The lines from the top of the material through the line with "-- (353,518) ;" are to be set down exactly. Leave the pictures out.
[START MATERIAL PROVIDED]
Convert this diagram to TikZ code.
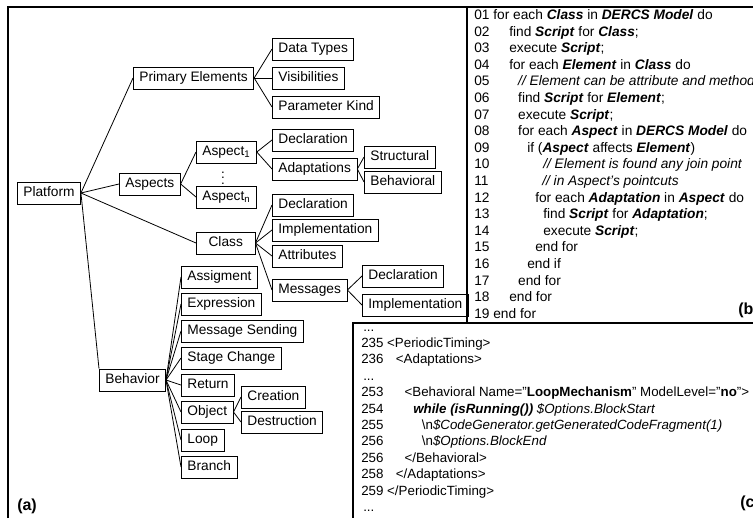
\documentclass[tikz,border=0pt]{standalone}
\usepackage{fontspec}
\setmainfont{Liberation Sans}
\newcommand{\kw}[1]{\textbf{\textit{#1}}}

\begin{document}
\begin{tikzpicture}[x=0.75pt,y=0.75pt,yscale=-1,xscale=1,
  box/.style={draw, line width=0.6pt, anchor=west, inner xsep=4.5pt, inner ysep=3.5pt, text height=7.4pt, text depth=2.1pt, font=\fontsize{10.3}{12}\selectfont},
  edge/.style={line width=0.6pt},
  frame/.style={line width=0.9pt},
  code/.style={anchor=west, inner sep=0pt, text height=7.3pt, text depth=2.1pt, font=\fontsize{10.3}{12}\selectfont},
  xml/.style={code, font=\fontsize{10}{12}\selectfont},
  tag/.style={anchor=west, inner sep=0pt, font=\fontsize{12}{14}\selectfont\bfseries}]
\useasboundingbox (0,0) rectangle (753,518);
\clip (0,0) rectangle (753,518);

%Frame lines
\draw [frame] (8,518) -- (8,7) -- (753,7) ;
\draw [frame] (467,7) -- (467,323) ;
\draw [frame] (753,323) -- (353,323) -- (353,518) ;

% Tree boxes (a)
\node [box] (platform) at (17,193) {Platform};
\node [box] (prim) at (133,78) {Primary Elements};
\node [box] (aspects) at (119,184) {Aspects};
\node [box] (aspect1) at (196,152) {Aspect\textsubscript{1}};
\node [inner sep=0pt, font=\fontsize{10}{12}\selectfont] (dots) at (223,174) {$\vdots$};
\node [box] (aspectn) at (196,197) {Aspect\textsubscript{n}};
\node [box, minimum width=44pt] (class) at (196,243) {Class};
\node [box] (behavior) at (99,380) {Behavior};
\node [box] (datatypes) at (272,49) {Data Types};
\node [box] (visib) at (272,78) {Visibilities};
\node [box] (paramkind) at (272,107) {Parameter Kind};
\node [box] (adecl) at (272,140) {Declaration};
\node [box] (adapt) at (272,169) {Adaptations};
\node [box] (struct) at (364,157) {Structural};
\node [box] (behav) at (364,182) {Behavioral};
\node [box] (cdecl) at (272,205) {Declaration};
\node [box] (cimpl) at (272,230) {Implementation};
\node [box] (attrib) at (272,256) {Attributes};
\node [box] (messages) at (272,290) {Messages};
\node [box] (mdecl) at (362,276) {Declaration};
\node [box] (mimpl) at (362,305) {Implementation};
\node [box] (assig) at (181,277) {Assigment};
\node [box] (expr) at (181,304) {Expression};
\node [box] (msgsend) at (181,331) {Message Sending};
\node [box] (stage) at (181,358) {Stage Change};
\node [box] (ret) at (181,385) {Return};
\node [box] (object) at (181,412) {Object};
\node [box] (loop) at (181,440) {Loop};
\node [box] (branch) at (181,467) {Branch};
\node [box] (creation) at (241,397) {Creation};
\node [box] (destruction) at (241,422) {Destruction};

%Straight Lines
\draw [edge] (platform.east) -- (prim.west) ;
\draw [edge] (platform.east) -- (aspects.west) ;
\draw [edge] (platform.east) -- (class.west) ;
\draw [edge] (platform.east) -- (behavior.north west) ;
\draw [edge] (prim.east) -- (datatypes.west) ;
\draw [edge] (prim.east) -- (visib.west) ;
\draw [edge] (prim.east) -- (paramkind.west) ;
\draw [edge] (aspects.east) -- (aspect1.west) ;
\draw [edge] (aspects.east) -- (aspectn.west) ;
\draw [edge] (aspect1.east) -- (adecl.west) ;
\draw [edge] (aspect1.east) -- (adapt.west) ;
\draw [edge] (adapt.east) -- (struct.west) ;
\draw [edge] (adapt.east) -- (behav.west) ;
\draw [edge] (class.east) -- (cdecl.west) ;
\draw [edge] (class.east) -- (cimpl.west) ;
\draw [edge] (class.east) -- (attrib.west) ;
\draw [edge] (class.east) -- (messages.west) ;
\draw [edge] (messages.east) -- (mdecl.west) ;
\draw [edge] (messages.east) -- (mimpl.west) ;
\draw [edge] (behavior.east) -- (assig.west) ;
\draw [edge] (behavior.east) -- (expr.west) ;
\draw [edge] (behavior.east) -- (msgsend.west) ;
\draw [edge] (behavior.east) -- (stage.west) ;
\draw [edge] (behavior.east) -- (ret.west) ;
\draw [edge] (behavior.east) -- (object.west) ;
\draw [edge] (behavior.east) -- (loop.west) ;
\draw [edge] (behavior.east) -- (branch.west) ;
\draw [edge] (object.east) -- (creation.west) ;
\draw [edge] (object.east) -- (destruction.west) ;

% Text Node (b)
\node [code] (b01) at (474,16) {01 for each \kw{Class} in \kw{DERCS Model} do};
\node [code] (b02) at (474,32.6) {02\hspace*{14.8pt}find \kw{Script} for \kw{Class};};
\node [code] (b03) at (474,49.2) {03\hspace*{14.8pt}execute \kw{Script};};
\node [code] (b04) at (474,65.8) {04\hspace*{14.8pt}for each \kw{Element} in \kw{Class} do};
\node [code] (b05) at (474,82.4) {05\hspace*{21.5pt}\textit{// Element can be attribute and method}};
\node [code] (b06) at (474,99) {06\hspace*{21.5pt}find \kw{Script} for \kw{Element};};
\node [code] (b07) at (474,115.6) {07\hspace*{21.5pt}execute \kw{Script};};
\node [code] (b08) at (474,132.2) {08\hspace*{21.5pt}for each \kw{Aspect} in \kw{DERCS Model} do};
\node [code] (b09) at (474,148.8) {09\hspace*{28.3pt}if (\kw{Aspect} affects \kw{Element})};
\node [code] (b10) at (474,165.4) {10\hspace*{40.3pt}\textit{// Element is found any join point}};
\node [code] (b11) at (474,182) {11\hspace*{40.3pt}\textit{// in Aspect's pointcuts}};
\node [code] (b12) at (474,198.6) {12\hspace*{34.3pt}for each \kw{Adaptation} in \kw{Aspect} do};
\node [code] (b13) at (474,215.2) {13\hspace*{40.3pt}find \kw{Script} for \kw{Adaptation};};
\node [code] (b14) at (474,231.8) {14\hspace*{40.3pt}execute \kw{Script};};
\node [code] (b15) at (474,248.4) {15\hspace*{34.3pt}end for};
\node [code] (b16) at (474,265) {16\hspace*{28.3pt}end if};
\node [code] (b17) at (474,281.6) {17\hspace*{21.5pt}end for};
\node [code] (b18) at (474,298.2) {18\hspace*{14.8pt}end for};
\node [code] (b19) at (474,314.8) {19 end for};

% Text Node (c)
\node [xml] (c00) at (363,327.6) {...};
\node [xml] (c01) at (361,344) {235 <PeriodicTiming>};
\node [xml] (c02) at (361,360.4) {236\hspace*{9.3pt}<Adaptations>};
\node [xml] (c03) at (363,376.8) {...};
\node [xml] (c04) at (361,393.2) {253\hspace*{15.8pt}<Behavioral Name="\textbf{LoopMechanism}" ModelLevel="\textbf{no}">};
\node [xml] (c05) at (361,409.6) {254\hspace*{22.3pt}\kw{while (isRunning())} \textit{\$Options.BlockStart}};
\node [xml] (c06) at (361,426) {255\hspace*{28.8pt}\textbackslash n\textit{\$CodeGenerator.getGeneratedCodeFragment(1)}};
\node [xml] (c07) at (361,442.4) {256\hspace*{28.8pt}\textbackslash n\textit{\$Options.BlockEnd}};
\node [xml] (c08) at (361,458.8) {256\hspace*{15.8pt}</Behavioral>};
\node [xml] (c09) at (361,475.2) {258\hspace*{9.3pt}</Adaptations>};
\node [xml] (c10) at (361,491.6) {259 </PeriodicTiming>};
\node [xml] (c11) at (363,508) {...};

% Panel labels
\node [tag] (taga) at (17,506) {(a)};
\node [tag] (tagb) at (738,310) {(b)};
\node [tag] (tagc) at (740,503) {(c)};

\end{tikzpicture}
\end{document}
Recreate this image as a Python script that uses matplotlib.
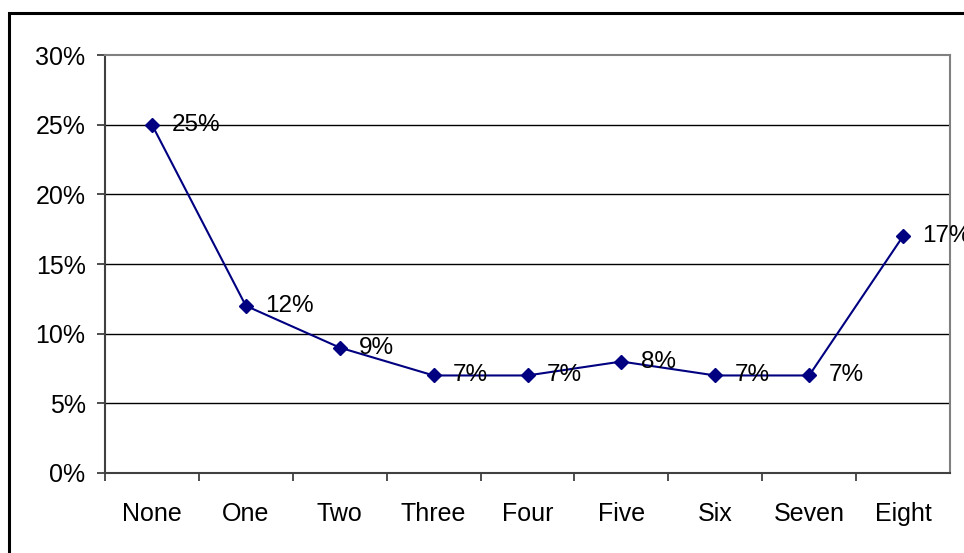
[END MATERIAL PROVIDED]
▶ _TASK RESULT_
Convert this diagram to TikZ code.
\documentclass[tikz,border=0pt]{standalone}
\usepackage{fontspec}
\setmainfont{Liberation Sans}
\newcommand{\kw}[1]{\textbf{\textit{#1}}}

\begin{document}
\begin{tikzpicture}[x=0.75pt,y=0.75pt,yscale=-1,xscale=1,
  box/.style={draw, line width=0.6pt, anchor=west, inner xsep=4.5pt, inner ysep=3.5pt, text height=7.4pt, text depth=2.1pt, font=\fontsize{10.3}{12}\selectfont},
  edge/.style={line width=0.6pt},
  frame/.style={line width=0.9pt},
  code/.style={anchor=west, inner sep=0pt, text height=7.3pt, text depth=2.1pt, font=\fontsize{10.3}{12}\selectfont},
  xml/.style={code, font=\fontsize{10}{12}\selectfont},
  tag/.style={anchor=west, inner sep=0pt, font=\fontsize{12}{14}\selectfont\bfseries}]
\useasboundingbox (0,0) rectangle (753,518);
\clip (0,0) rectangle (753,518);

%Frame lines
\draw [frame] (8,518) -- (8,7) -- (753,7) ;
\draw [frame] (467,7) -- (467,323) ;
\draw [frame] (753,323) -- (353,323) -- (353,518) ;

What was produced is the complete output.